Antes del inesperado, por absurdo y sobredimensionado, éxito de Nueva York bajo el terror de los zombies (Zombie 2, Lucio Fulci, 1979), Franco ya se había acercado al mito de los muertos vivientes en una producción más enfocada hacia el erotismo softcore que a la explotación comercial de La noche de los muertos vivientes (Night of the living dead, George A. Romero, 1968). Virgen entre los muertos vivientes (editada en vídeo en nuestro país con el título, más fiel al original, de Los sueños eróticos de Cristina), igual que los ya citados casos de El sádico de Notre Dame y El ataque de las vampiras, sufrió numerosos remontajes –esta vez parece ser que sin la participación ni la aprobación de Franco– y conoció incluso una versión pornográfica, con duraciones que oscilan entre los 79 minutos de la edición española hasta los 92. El filme comparte con el ya citado La noche de los asesinos un similar punto de partida argumental: la lectura del testamento de un familiar fallecido que acabará sumiendo a sus herederos en una espiral de muerte y horror. Virgen entre los muertos vivientes mezcla sueños, pesadillas, muertos vivientes e incluso extraños rituales satánicos –(pseudo)orgía incluida– en un cóctel que carece de sentido y de objetivos concretos. La noche de los asesinos, por otro lado, es una aplicada adaptación de la obra teatral 'El gato y el canario' del escritor norteamericano John Willard, cuya primera –y mejor– adaptación se remonta al cine mudo: El legado tenebroso (The cat and the canary, Paul Leni, 1927). Lejos de publicitar tan ilustre(s) precedente(s), la carátula videográfica de la edición española hacía doblemente trampa: el filme, sin que nadie sepa bien cómo ni por qué, fue rebautizado Sospiri en alusión directísima a una de las más populares películas de terror de Dario Argento, Suspiria (Id., 1977) y su argumento se atribuyó a Edgar Allan Poe. Más interesado en (re)crear una atmósfera tétrico-macabra que en la propia trama, Franco lleva el relato a su terreno sin perder los papeles a medio camino: pese a lo limitado del presupuesto, La noche de los asesinos tiene un ritmo sostenido e incluso cuenta con una buena factura visual (el brutal asesinato de Lord Marion al principio del filme, magníficamente filmado). Franco se reserva el breve papel de notario corrupto y borracho.

Continuará…


NOTAS:
(1) Como señalan Roberto Cueto y Carlos Díaz, a efectos prácticos El Conde Drácula era únicamente de nacionalidad británica. El productor se limitó a contratar personal español, italiano y alemán, pero el Ministerio rechazó la película como coproducción hasta dos años después cuando, con nueva documentación, pudo ser estrenada en nuestro país (Ver Drácula. De Transilvania a Hollywood, Madrid: Nuer, 1997, p. 192).
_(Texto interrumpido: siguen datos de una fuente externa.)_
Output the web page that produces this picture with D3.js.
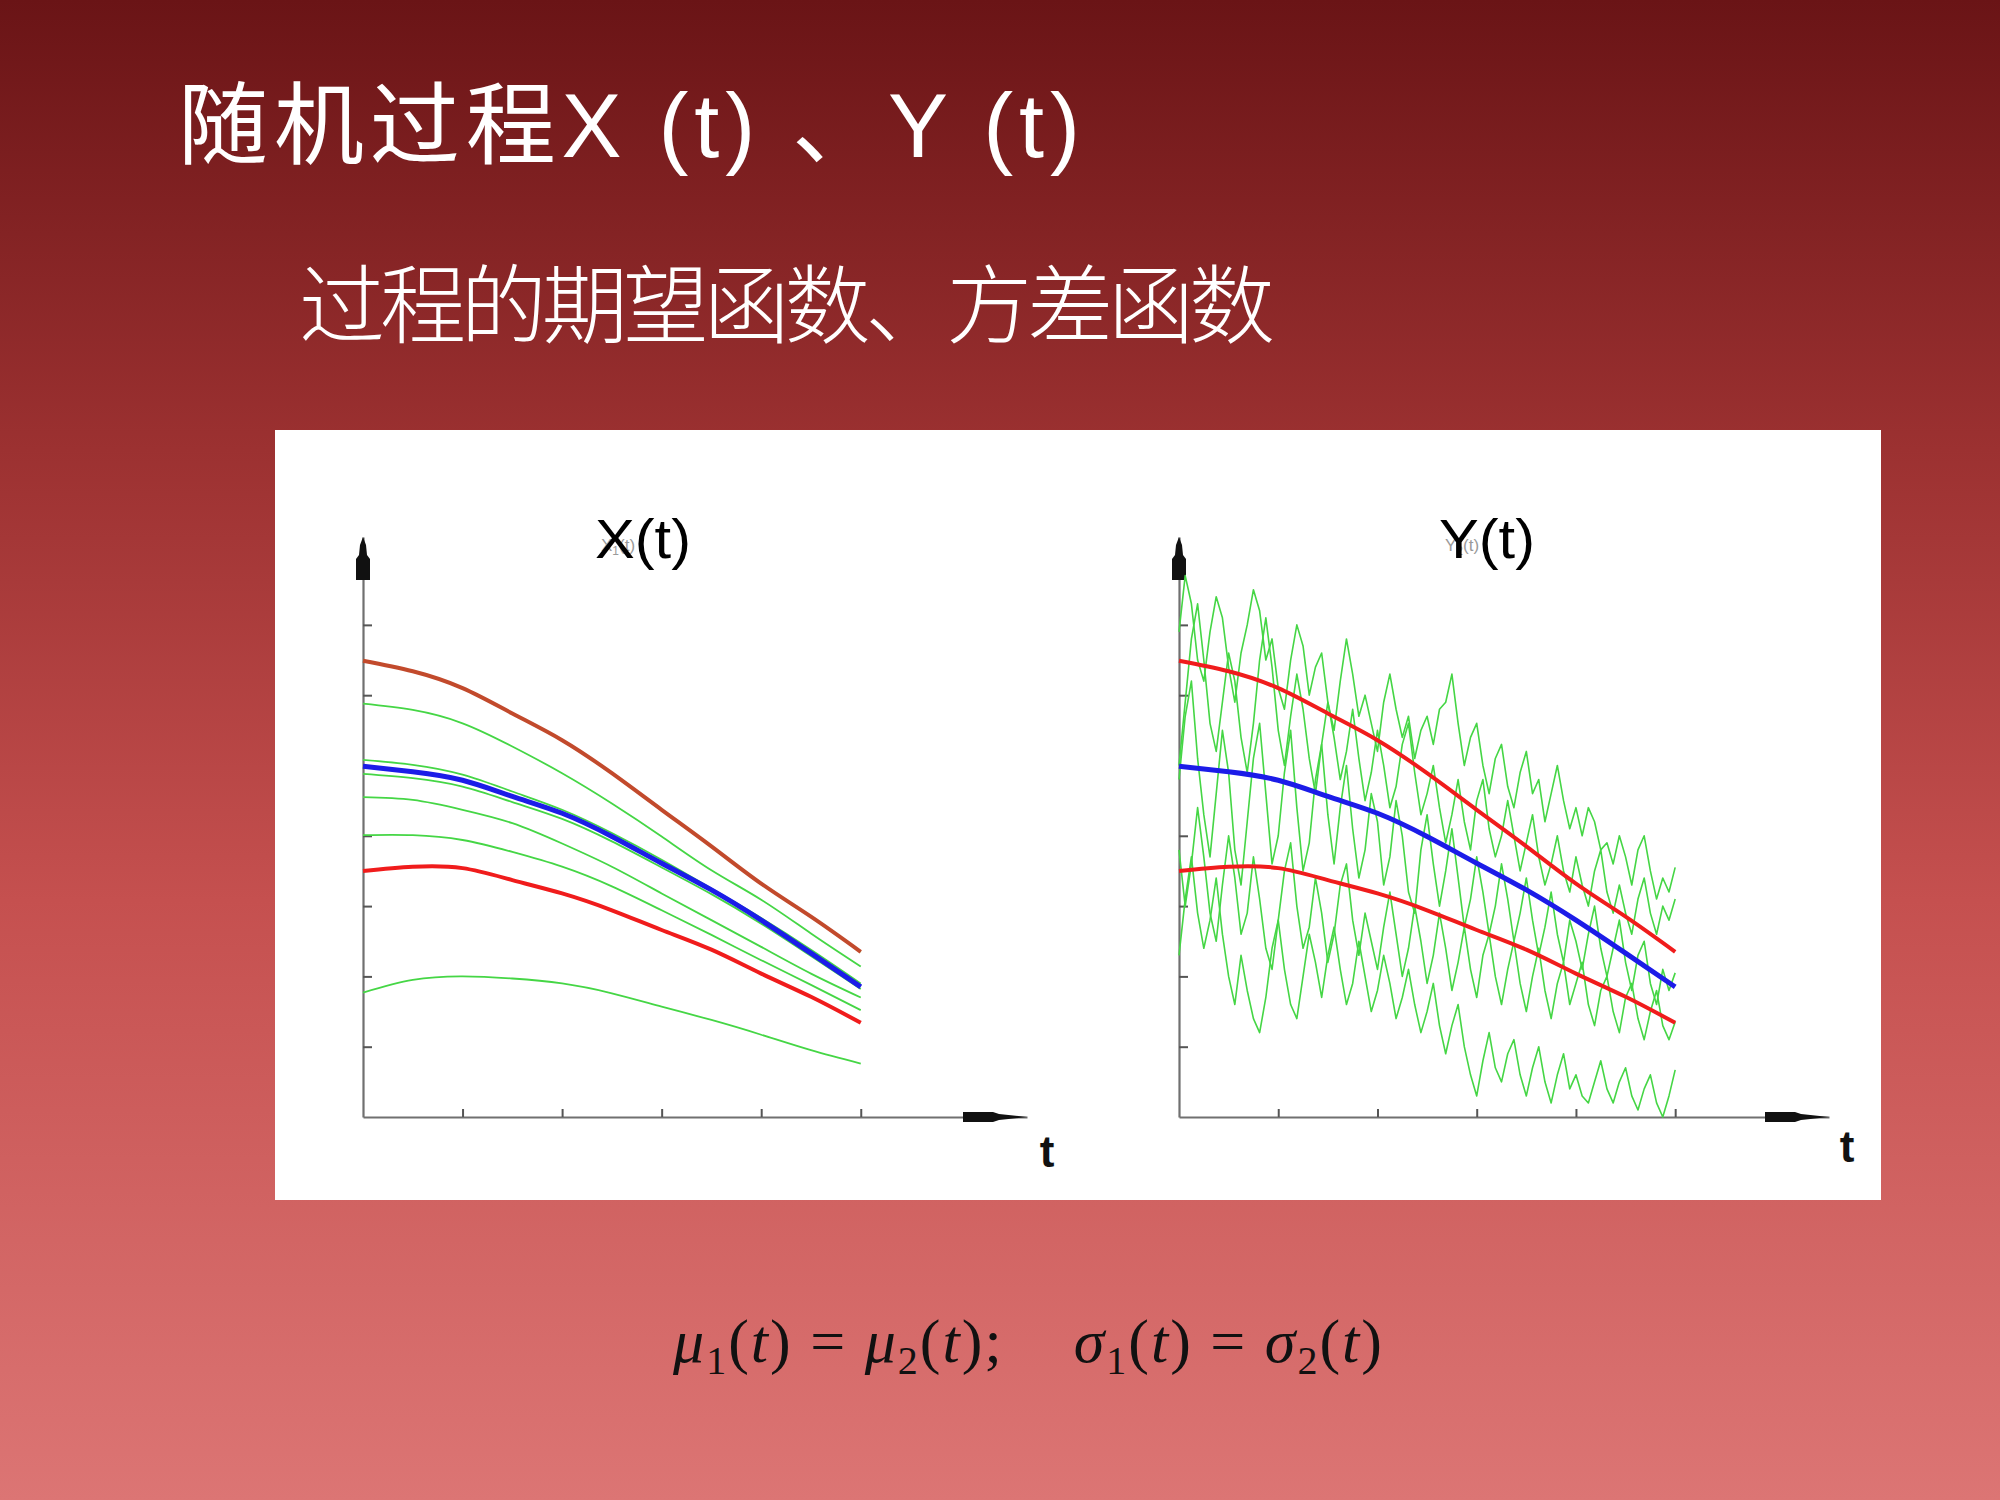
<!DOCTYPE html>
<html>
<head>
<meta charset="utf-8">
<script src="https://cdn.jsdelivr.net/npm/d3@7"></script>
<style>
  html, body { margin: 0; padding: 0; background: #fff; }
  svg { display: block; }
</style>
</head>
<body>
<div id="slide"></div>
<script>
// Sample times for the smooth curves (left chart, and the bands on the right)
const tSmooth = [0, 0.5, 1, 1.5, 2, 2.5, 3, 3.5, 4, 4.5, 5];

// mean and mean +/- sigma, shared by both processes
const upperBand = [6.49, 6.34, 6.10, 5.74, 5.36, 4.89, 4.37, 3.85, 3.32, 2.85, 2.35];
const meanCurve = [4.99, 4.91, 4.79, 4.56, 4.32, 3.99, 3.61, 3.23, 2.80, 2.33, 1.85];
const lowerBand = [3.50, 3.56, 3.54, 3.37, 3.18, 2.94, 2.66, 2.38, 2.04, 1.71, 1.34];

// sample paths of X(t) (smooth)
const xPath1 = [5.88, 5.79, 5.60, 5.27, 4.89, 4.46, 3.99, 3.51, 3.09, 2.61, 2.14];
const xPath2 = [5.08, 5.01, 4.87, 4.63, 4.37, 4.04, 3.66, 3.25, 2.83, 2.38, 1.90];
const xPath3 = [4.88, 4.82, 4.70, 4.48, 4.24, 3.92, 3.55, 3.17, 2.75, 2.29, 1.82];
const xPath4 = [4.55, 4.51, 4.37, 4.18, 3.89, 3.56, 3.18, 2.80, 2.42, 2.04, 1.70];
const xPath5 = [4.01, 4.01, 3.94, 3.77, 3.56, 3.28, 2.94, 2.59, 2.23, 1.88, 1.52];
const xPath6 = [1.77, 1.95, 2.00, 1.97, 1.90, 1.76, 1.57, 1.38, 1.17, 0.95, 0.76];

// sample paths of Y(t) (noisy), one value every 1/16 of a time unit
const yPathA = [6.9, 7.7, 7.3, 6.5, 6.2, 6.9, 7.4, 7.1, 6.4, 5.9, 6.6, 7.0, 7.5, 7.2, 6.5, 6.8,
  6.1, 5.8, 6.5, 7.0, 6.7, 6.0, 6.4, 6.6, 5.9, 5.5, 6.2, 6.8, 6.3, 5.7, 6.0, 5.6,
  5.2, 5.9, 6.3, 5.8, 5.4, 5.7, 5.1, 5.5, 5.7, 5.3, 5.8, 5.9, 6.3, 5.6, 5.0, 5.4,
  5.6, 5.0, 4.6, 5.1, 5.3, 4.7, 4.4, 4.9, 5.2, 4.6, 4.8, 4.2, 4.6, 5.0, 4.5, 4.1,
  4.4, 4.0, 4.4, 4.2, 3.8, 3.9, 3.6, 4.0, 3.7, 3.3, 3.8, 4.0, 3.5, 3.1, 3.4, 3.2, 3.55];
const yPathB = [5.0, 5.9, 6.8, 7.3, 6.5, 5.6, 5.2, 5.9, 6.6, 6.2, 5.4, 4.9, 5.6, 6.5, 7.1, 6.4,
  5.5, 5.0, 5.7, 6.3, 5.8, 5.1, 4.6, 5.3, 5.9, 5.4, 4.8, 5.2, 5.8, 5.1, 4.5, 4.9,
  5.5, 5.0, 4.4, 4.7, 5.3, 5.6, 4.9, 4.3, 4.6, 5.0, 4.4, 3.9, 4.3, 4.8, 4.2, 3.8,
  4.5, 4.8, 4.1, 3.7, 4.0, 4.5, 4.0, 3.5, 3.9, 4.3, 3.7, 3.3, 3.6, 4.0, 3.5, 3.2,
  3.7, 3.3, 3.0, 3.5, 3.8, 3.2, 2.9, 3.3, 2.9, 2.6, 3.1, 3.4, 2.9, 2.6, 3.0, 2.8, 3.1];
const yPathC = [4.8, 5.7, 6.2, 5.1, 4.3, 3.7, 4.6, 5.5, 4.9, 3.8, 3.3, 4.2, 5.1, 5.6, 4.6, 3.6,
  4.0, 4.9, 5.5, 4.4, 3.5, 3.9, 4.8, 5.3, 4.3, 3.6, 4.4, 5.0, 4.1, 3.4, 3.8, 4.6,
  4.2, 3.3, 3.7, 4.5, 4.0, 3.2, 2.9, 3.8, 4.3, 3.6, 3.0, 3.5, 4.1, 3.4, 2.7, 3.1,
  3.7, 3.2, 2.6, 3.0, 3.6, 3.1, 2.5, 2.9, 3.4, 2.8, 2.3, 2.7, 3.2, 2.6, 2.2, 2.8,
  2.5, 2.1, 2.6, 3.0, 2.4, 2.0, 2.4, 2.8, 2.2, 1.8, 2.3, 2.5, 1.9, 1.6, 2.1, 1.8, 2.05];
const yPathD = [3.8, 3.0, 3.6, 4.4, 3.7, 2.9, 2.5, 3.3, 4.0, 3.4, 2.6, 2.9, 3.7, 3.1, 2.4, 2.1,
  2.8, 3.5, 3.9, 3.0, 2.4, 2.7, 3.4, 2.9, 2.2, 2.6, 3.3, 3.6, 2.8, 2.3, 2.9, 2.5,
  2.1, 2.7, 3.2, 2.6, 2.0, 2.4, 3.0, 2.5, 1.9, 2.3, 2.9, 2.4, 1.8, 2.2, 2.7, 2.1,
  1.7, 2.3, 2.6, 2.0, 1.6, 2.1, 2.5, 1.9, 1.5, 2.0, 2.4, 1.8, 1.4, 1.9, 2.2, 1.6,
  1.9, 2.2, 1.6, 1.3, 1.8, 2.0, 1.5, 1.2, 1.7, 1.9, 1.4, 1.1, 1.5, 1.8, 1.3, 1.1, 1.35];
const yPathE = [2.3, 3.1, 3.7, 2.9, 2.4, 2.8, 3.4, 2.6, 2.0, 1.6, 2.3, 1.8, 1.4, 1.2, 1.7, 2.4,
  2.8, 2.1, 1.6, 1.4, 2.0, 2.6, 2.2, 1.7, 2.3, 2.7, 2.1, 1.6, 1.9, 2.5, 2.0, 1.5,
  1.8, 2.3, 1.9, 1.4, 1.7, 2.1, 1.6, 1.2, 1.5, 1.9, 1.3, 0.9, 1.3, 1.6, 1.0, 0.6,
  0.3, 0.8, 1.2, 0.7, 0.5, 0.9, 1.1, 0.6, 0.3, 0.7, 1.0, 0.5, 0.2, 0.6, 0.9, 0.4,
  0.6, 0.3, 0.2, 0.5, 0.8, 0.4, 0.2, 0.5, 0.7, 0.3, 0.1, 0.4, 0.6, 0.2, 0.0, 0.3, 0.67];

const yTicks = [1, 2, 3, 4, 5, 6, 7];
const tTicks = [1, 2, 3, 4, 5];

const titleText = '随机过程X (t) 、Y (t)';
const subtitleText = '过程的期望函数、方差函数';

const W = 2000, H = 1500;
const green = '#45d645';
const red = '#f01c1c';
const blue = '#1c1ce8';

const svg = d3.select('#slide')
    .append('svg')
    .attr('width', W)
    .attr('height', H);

// Background gradient
const defs = svg.append('defs');
const grad = defs.append('linearGradient')
    .attr('id', 'bg')
    .attr('x1', 0).attr('y1', 0).attr('x2', 0).attr('y2', 1);
grad.append('stop').attr('offset', '0%').attr('stop-color', '#6a1416');
grad.append('stop').attr('offset', '30%').attr('stop-color', '#9c3131');
grad.append('stop').attr('offset', '60%').attr('stop-color', '#c5504f');
grad.append('stop').attr('offset', '100%').attr('stop-color', '#dc7574');

svg.append('rect')
    .attr('width', W)
    .attr('height', H)
    .attr('fill', 'url(#bg)');

// Titles
svg.append('text')
    .attr('x', 178)
    .attr('y', 157)
    .attr('font-family', '"Liberation Sans", "Noto Sans CJK SC", sans-serif')
    .attr('font-size', 90)
    .attr('fill', '#fff')
    .attr('textLength', 902)
    .attr('lengthAdjust', 'spacing')
    .text(titleText);

svg.append('text')
    .attr('x', 299)
    .attr('y', 337)
    .attr('font-family', '"Noto Sans CJK SC", sans-serif')
    .attr('font-weight', 300)
    .attr('font-size', 86)
    .attr('fill', '#fff')
    .attr('textLength', 976)
    .attr('lengthAdjust', 'spacing')
    .text(subtitleText);

// White picture panel
svg.append('rect')
    .attr('x', 275)
    .attr('y', 430)
    .attr('width', 1606)
    .attr('height', 770)
    .attr('fill', '#fff');

function drawPanel(opts) {
    const x = d3.scaleLinear().domain([0, opts.tMax]).range([opts.x0, opts.xEnd]);
    const y = d3.scaleLinear().domain([0, 8.25]).range([1117, 537]);
    const g = svg.append('g');

    const smooth = d3.line()
        .x((d, i) => x(tSmooth[i]))
        .y(d => y(d))
        .curve(d3.curveNatural);

    const noisyT = d3.range(81).map(k => k / 16);
    const noisy = d3.line()
        .x((d, i) => x(noisyT[i]))
        .y(d => y(d));

    // axes
    const yAxis = g.append('g')
        .attr('transform', `translate(${opts.x0},0)`)
        .call(d3.axisRight(y).tickValues(yTicks).tickSize(9).tickSizeOuter(0).tickFormat(''));
    const xAxis = g.append('g')
        .attr('transform', `translate(0,${y(0)})`)
        .call(d3.axisTop(x).tickValues(tTicks).tickSize(8).tickSizeOuter(0).tickFormat(''));
    [yAxis, xAxis].forEach(a => {
        a.select('.domain').attr('stroke', '#707070').attr('stroke-width', 2.2);
        a.selectAll('.tick line').attr('stroke', '#555').attr('stroke-width', 2);
    });

    // arrow heads
    const top = y(8.25), x0 = opts.x0;
    g.append('path')
        .attr('d', `M${x0},${top} L${x0 - 3},${top + 8} L${x0 - 4},${top + 18} L${x0 - 7},${top + 22} L${x0 - 7},${top + 43} L${x0 + 7},${top + 43} L${x0 + 7},${top + 22} L${x0 + 4},${top + 18} L${x0 + 3},${top + 8} Z`)
        .attr('fill', '#111');
    const xe = opts.xEnd, y0 = y(0);
    g.append('path')
        .attr('d', `M${xe},${y0} L${xe - 28},${y0 - 3} L${xe - 34},${y0 - 5} L${xe - 64},${y0 - 5} L${xe - 64},${y0 + 5} L${xe - 34},${y0 + 5} L${xe - 28},${y0 + 3} Z`)
        .attr('fill', '#111');

    g.append('text')
        .attr('x', opts.tLabelX)
        .attr('y', opts.tLabelY)
        .attr('text-anchor', 'middle')
        .attr('font-family', '"Liberation Sans", Arial, sans-serif')
        .attr('font-weight', 'bold')
        .attr('font-size', 44)
        .attr('fill', '#111')
        .text('t');

    // title with the faint label of the original plot underneath
    const ghost = g.append('text')
        .attr('x', opts.titleX + 6)
        .attr('y', 551)
        .attr('font-family', '"Liberation Sans", Arial, sans-serif')
        .attr('font-size', 17)
        .attr('fill', '#9a9a9a');
    ghost.append('tspan').text(opts.ghost[0]);
    ghost.append('tspan').attr('font-size', 12).attr('dy', 4).text(opts.ghost[1]);
    ghost.append('tspan').attr('dy', -4).text('(t)');

    g.append('text')
        .attr('x', opts.titleX)
        .attr('y', 558)
        .attr('font-family', '"Liberation Sans", Arial, sans-serif')
        .attr('font-size', 56)
        .attr('fill', '#000')
        .attr('textLength', 96)
        .attr('lengthAdjust', 'spacingAndGlyphs')
        .text(opts.title);

    // sample paths
    opts.smoothPaths.forEach(p => {
        g.append('path')
            .datum(p)
            .attr('d', smooth)
            .attr('fill', 'none')
            .attr('stroke', green)
            .attr('stroke-width', 1.8);
    });
    opts.noisyPaths.forEach(p => {
        g.append('path')
            .datum(p)
            .attr('d', noisy)
            .attr('fill', 'none')
            .attr('stroke', green)
            .attr('stroke-width', 1.6)
            .attr('stroke-linejoin', 'round');
    });

    // mean +/- sigma and mean
    [upperBand, lowerBand].forEach((p, i) => {
        g.append('path')
            .datum(p)
            .attr('d', smooth)
            .attr('fill', 'none')
            .attr('stroke', (opts.brownUpper && i === 0) ? '#c24a2c' : red)
            .attr('stroke-width', 4);
    });
    g.append('path')
        .datum(meanCurve)
        .attr('d', smooth)
        .attr('fill', 'none')
        .attr('stroke', blue)
        .attr('stroke-width', 5);
}

drawPanel({
    x0: 363, xEnd: 1027, tMax: 6.67,
    tLabelX: 1047, tLabelY: 1167,
    titleX: 595, title: 'X(t)', ghost: ['X', '1'],
    smoothPaths: [upperBand, xPath1, xPath2, xPath3, xPath4, xPath5, xPath6],
    noisyPaths: [],
    brownUpper: true
});

drawPanel({
    x0: 1179, xEnd: 1829, tMax: 6.55,
    tLabelX: 1847, tLabelY: 1162,
    titleX: 1439, title: 'Y(t)', ghost: ['Y', '2'],
    smoothPaths: [],
    noisyPaths: [yPathA, yPathB, yPathC, yPathD, yPathE],
    brownUpper: false
});

// Formula at the bottom
const formulaParts = [
    ['μ', 'i'], ['1', 's'], ['(', 'n'], ['t', 'i'], [')', 'n'], [' = ', 'n'],
    ['μ', 'i'], ['2', 's'], ['(', 'n'], ['t', 'i'], [');', 'n'], ['\u00a0\u00a0\u00a0\u00a0', 'n'],
    ['σ', 'i'], ['1', 's'], ['(', 'n'], ['t', 'i'], [')', 'n'], [' = ', 'n'],
    ['σ', 'i'], ['2', 's'], ['(', 'n'], ['t', 'i'], [')', 'n']
];
const formula = svg.append('text')
    .attr('x', 673)
    .attr('y', 1362)
    .attr('font-family', '"Liberation Serif", "Times New Roman", serif')
    .attr('font-size', 62)
    .attr('fill', '#111')
    .attr('textLength', 709)
    .attr('lengthAdjust', 'spacing');
let shifted = false;
formulaParts.forEach(([s, kind]) => {
    const ts = formula.append('tspan').text(s);
    if (kind === 'i') ts.attr('font-style', 'italic');
    if (kind === 's') {
        ts.attr('font-size', 40).attr('dy', 12);
        shifted = true;
    } else if (shifted) {
        ts.attr('dy', -12);
        shifted = false;
    }
});
</script>
</body>
</html>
(2) Ver FREIXAS, Ramon, “Drácula en el cine español”, en Dirigido por nº 256 (abril 1997), Barcelona, p. 65.
(3) Entrevista con Jesús Franco, en Cine fantástico y de terror español, 1900 – 1983, Donostia: Semana de Cine Fantástico y de Terror de San Sebastián, p. 181.
(4) Britt Nichols es el seudónimo artístico de la modela portuguesa Carmen Yazalde, actriz indispensable del cine de terror europeo de los años de la setenta del siglo XX que abandonó el cine a mediados de la década al contraer matrimonio. Tras su breve pero muy recordado debut sin acreditar en La noche del terror ciego (Amando de Ossorio, 1972) –interpreta a la doncella que muerte torturada por los caballeros templarios– se convirtió en una de las actrices más recurrentes de Jesús Franco: director y actriz trabajarían juntos en siete películas en menos de dos años, entre las que destacan La maldición de Frankenstein, La fille de Dracula / A filha de Dracula y Virgen entre los muertos vivientes.